Aim ▸
Nothing but the lines from the top of the data to the line holding "ca1_wt_mean = [20.3, 19.4, 9.6]" should be printed, word for word and both ends included; leave the pictures out.

Material ▸
- - -
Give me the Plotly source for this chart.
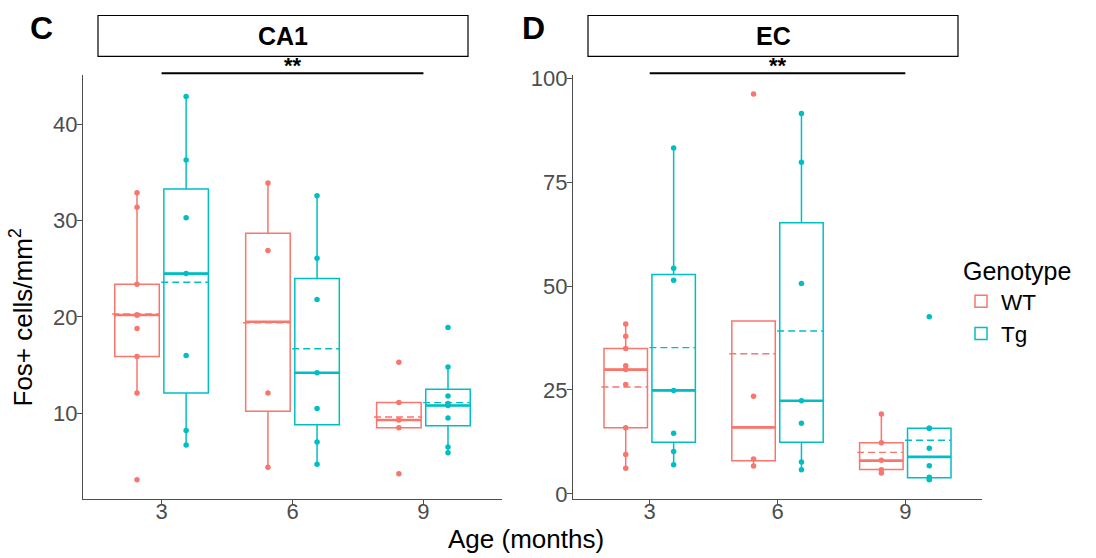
import plotly.graph_objects as go

ages = ["3", "6", "9"]
genotypes = ["WT", "Tg"]
colors = {"WT": "#F8766D", "Tg": "#00BFC4"}

# ---------------- CA1 (panel C) ----------------
ca1_wt_points = [
    [32.9, 31.4, 23.4, 20.2, 20.2, 18.8, 15.9, 12.1, 3.1],
    [33.9, 26.9, 12.1, 4.4],
    [15.3, 11.1, 9.3, 8.5, 3.7],
]
ca1_tg_points = [
    [42.9, 36.3, 30.3, 24.5, 16.0, 8.2, 6.7],
    [32.6, 26.1, 21.8, 14.2, 10.5, 7.0, 4.7],
    [18.9, 14.8, 11.8, 11.0, 10.8, 9.5, 6.5, 5.9],
]
ca1_wt_q1 = [15.9, 10.2, 8.5]
ca1_wt_median = [20.2, 19.5, 9.3]
ca1_wt_q3 = [23.4, 28.7, 11.1]
ca1_wt_low = [12.1, 4.4, 8.5]
ca1_wt_high = [32.9, 33.9, 11.1]
ca1_wt_mean = [20.3, 19.4, 9.6]

ca1_tg_q1 = [12.1, 8.8, 8.7]
ca1_tg_median = [24.5, 14.2, 10.8]
ca1_tg_q3 = [33.3, 24.0, 12.5]
ca1_tg_low = [6.7, 4.7, 5.9]
ca1_tg_high = [42.9, 32.6, 14.8]
ca1_tg_mean = [23.6, 16.7, 11.1]

# ---------------- EC (panel D) ----------------
ec_wt_points = [
    [40.9, 37.9, 35.0, 30.8, 29.9, 26.3, 15.9, 9.5, 6.2],
    [96.2, 23.5, 8.4, 6.7],
    [19.2, 12.3, 8.1, 5.8, 5.0],
]
ec_tg_points = [
    [83.2, 54.3, 51.4, 24.9, 14.6, 10.2, 7.0],
    [91.5, 79.8, 50.6, 22.4, 17.0, 7.7, 5.8],
    [42.6, 15.8, 15.8, 11.0, 6.8, 4.0, 3.6, 3.4],
]
ec_wt_q1 = [15.9, 8.0, 5.9]
ec_wt_median = [29.9, 16.0, 8.0]
ec_wt_q3 = [35.0, 41.6, 12.3]
ec_wt_low = [6.2, 6.7, 5.0]
ec_wt_high = [40.9, 41.6, 19.2]
ec_wt_mean = [25.7, 33.7, 10.0]

ec_tg_q1 = [12.4, 12.4, 3.9]
ec_tg_median = [24.9, 22.4, 8.9]
ec_tg_q3 = [52.8, 65.2, 15.8]
ec_tg_low = [7.0, 5.8, 3.4]
ec_tg_high = [83.2, 91.5, 15.8]
ec_tg_mean = [35.2, 39.2, 12.9]

ca1_yticks = [10, 20, 30, 40]
ec_yticks = [0, 25, 50, 75, 100]

panels = [
    dict(name="CA1", label="C", xa="x", ya="y",
         WT=dict(points=ca1_wt_points, q1=ca1_wt_q1, med=ca1_wt_median, q3=ca1_wt_q3,
                 lo=ca1_wt_low, hi=ca1_wt_high, mean=ca1_wt_mean),
         Tg=dict(points=ca1_tg_points, q1=ca1_tg_q1, med=ca1_tg_median, q3=ca1_tg_q3,
                 lo=ca1_tg_low, hi=ca1_tg_high, mean=ca1_tg_mean)),
    dict(name="EC", label="D", xa="x2", ya="y2",
         WT=dict(points=ec_wt_points, q1=ec_wt_q1, med=ec_wt_median, q3=ec_wt_q3,
                 lo=ec_wt_low, hi=ec_wt_high, mean=ec_wt_mean),
         Tg=dict(points=ec_tg_points, q1=ec_tg_q1, med=ec_tg_median, q3=ec_tg_q3,
                 lo=ec_tg_low, hi=ec_tg_high, mean=ec_tg_mean)),
]

W, H = 1096, 558
FONT = "Liberation Sans, Arial, sans-serif"
dodge = {"WT": -0.1875, "Tg": 0.1875}
box_w = 0.34

# the photographed page maps layout rows to image rows as 8.5 + 0.9727*y;
# place things by their wanted image row
def py(y_img):
    return 1 - ((y_img - 8.5) / 0.9727) / H

fig = go.Figure()

for pi, p in enumerate(panels):
    for g in genotypes:
        d = p[g]
        xs = [i + dodge[g] for i in range(len(ages))]
        c = colors[g]
        fig.add_trace(go.Box(
            x=xs, q1=d["q1"], median=d["med"], q3=d["q3"],
            lowerfence=d["lo"], upperfence=d["hi"],
            width=box_w, whiskerwidth=0,
            line=dict(color=c, width=1.5), fillcolor="rgba(255,255,255,0)",
            name=g, legendgroup=g, showlegend=(pi == 0),
            xaxis=p["xa"], yaxis=p["ya"], hoverinfo="skip",
        ))
        mx, my, ax_, ay_ = [], [], [], []
        for i, x in enumerate(xs):
            mx += [x - box_w / 2, x + box_w / 2, None]
            my += [d["med"][i], d["med"][i], None]
            ax_ += [x - box_w / 2 - 0.02, x + box_w / 2, None]
            ay_ += [d["mean"][i], d["mean"][i], None]
        fig.add_trace(go.Scatter(x=mx, y=my, mode="lines", line=dict(color=c, width=2.6),
                                 showlegend=False, xaxis=p["xa"], yaxis=p["ya"], hoverinfo="skip"))
        fig.add_trace(go.Scatter(x=ax_, y=ay_, mode="lines", line=dict(color=c, width=1.4, dash="7px,4px"),
                                 showlegend=False, xaxis=p["xa"], yaxis=p["ya"], hoverinfo="skip"))
        px_, py_ = [], []
        for i, x in enumerate(xs):
            for v in d["points"][i]:
                px_.append(x)
                py_.append(v)
        fig.add_trace(go.Scatter(x=px_, y=py_, mode="markers", marker=dict(color=c, size=5.5),
                                 showlegend=False, xaxis=p["xa"], yaxis=p["ya"], hoverinfo="skip"))

axis_common = dict(showline=True, linecolor="#4d4d4d", linewidth=1.2, ticks="outside",
                   ticklen=5, tickcolor="#4d4d4d", tickwidth=1.2, showgrid=False, zeroline=False,
                   tickfont=dict(family=FONT, size=22, color="#4d4d4d"))

ydom = [py(500), py(75)]
fig.update_layout(
    width=W, height=H, margin=dict(l=0, r=0, t=0, b=0), autosize=False,
    paper_bgcolor="white", plot_bgcolor="white", boxmode="overlay",
    xaxis=dict(domain=[83 / W, 502 / W], range=[-0.6, 2.6], tickvals=[0, 1, 2], ticktext=ages,
               anchor="y", ticklabelstandoff=-12, **axis_common),
    yaxis=dict(domain=ydom, range=[1.1, 45.1], tickvals=ca1_yticks, anchor="x",
               ticklabelstandoff=-5, **axis_common),
    xaxis2=dict(domain=[573 / W, 982 / W], range=[-0.6, 2.6], tickvals=[0, 1, 2], ticktext=ages,
                anchor="y2", ticklabelstandoff=-12, **axis_common),
    yaxis2=dict(domain=ydom, range=[-1.2, 100.7], tickvals=ec_yticks, anchor="x2",
                ticklabelstandoff=-5, **axis_common),
    legend=dict(x=961 / W, y=py(248), xanchor="left", yanchor="top",
                title=dict(text="Genotype", font=dict(family=FONT, size=25, color="black")),
                font=dict(family=FONT, size=22.5, color="black"), tracegroupgap=0,
                bgcolor="rgba(0,0,0,0)"),
    font=dict(family=FONT),
)

strips = [(98, 468, 283), (588, 958, 773)]
label_x = [41, 533]
for pi, p in enumerate(panels):
    x0, x1, xc = strips[pi]
    fig.add_shape(type="rect", xref="paper", yref="paper", x0=x0 / W, x1=x1 / W,
                  y0=py(56), y1=py(15), line=dict(color="black", width=1.2))
    fig.add_annotation(text="<b>%s</b>" % p["name"], xref="paper", yref="paper",
                       x=xc / W, y=py(36), showarrow=False,
                       xanchor="center", yanchor="middle",
                       font=dict(family=FONT, size=25, color="black"))
    fig.add_annotation(text="<b>%s</b>" % p["label"], xref="paper", yref="paper",
                       x=label_x[pi] / W, y=py(28), showarrow=False,
                       xanchor="center", yanchor="middle",
                       font=dict(family=FONT, size=32, color="black"))
    fig.add_shape(type="line", xref=p["xa"], yref="paper", x0=0, x1=2,
                  y0=py(73), y1=py(73), line=dict(color="black", width=2))
    fig.add_annotation(text="<b>**</b>", xref=p["xa"], yref="paper", x=1, y=py(65),
                       showarrow=False, xanchor="center", yanchor="middle",
                       font=dict(family=FONT, size=22, color="black"))

fig.add_annotation(text="Fos+ cells/mm<sup>2</sup>", xref="paper", yref="paper",
                   x=22 / W, y=py(318), textangle=-90, showarrow=False,
                   xanchor="center", yanchor="middle",
                   font=dict(family=FONT, size=26, color="black"))
fig.add_annotation(text="Age (months)", xref="paper", yref="paper",
                   x=526 / W, y=py(540), showarrow=False,
                   xanchor="center", yanchor="middle",
                   font=dict(family=FONT, size=26, color="black"))

fig.write_html("out.html")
- - -
Written reply ▸
Give me the Plotly source for this chart.
import plotly.graph_objects as go

ages = ["3", "6", "9"]
genotypes = ["WT", "Tg"]
colors = {"WT": "#F8766D", "Tg": "#00BFC4"}

# ---------------- CA1 (panel C) ----------------
ca1_wt_points = [
    [32.9, 31.4, 23.4, 20.2, 20.2, 18.8, 15.9, 12.1, 3.1],
    [33.9, 26.9, 12.1, 4.4],
    [15.3, 11.1, 9.3, 8.5, 3.7],
]
ca1_tg_points = [
    [42.9, 36.3, 30.3, 24.5, 16.0, 8.2, 6.7],
    [32.6, 26.1, 21.8, 14.2, 10.5, 7.0, 4.7],
    [18.9, 14.8, 11.8, 11.0, 10.8, 9.5, 6.5, 5.9],
]
ca1_wt_q1 = [15.9, 10.2, 8.5]
ca1_wt_median = [20.2, 19.5, 9.3]
ca1_wt_q3 = [23.4, 28.7, 11.1]
ca1_wt_low = [12.1, 4.4, 8.5]
ca1_wt_high = [32.9, 33.9, 11.1]
ca1_wt_mean = [20.3, 19.4, 9.6]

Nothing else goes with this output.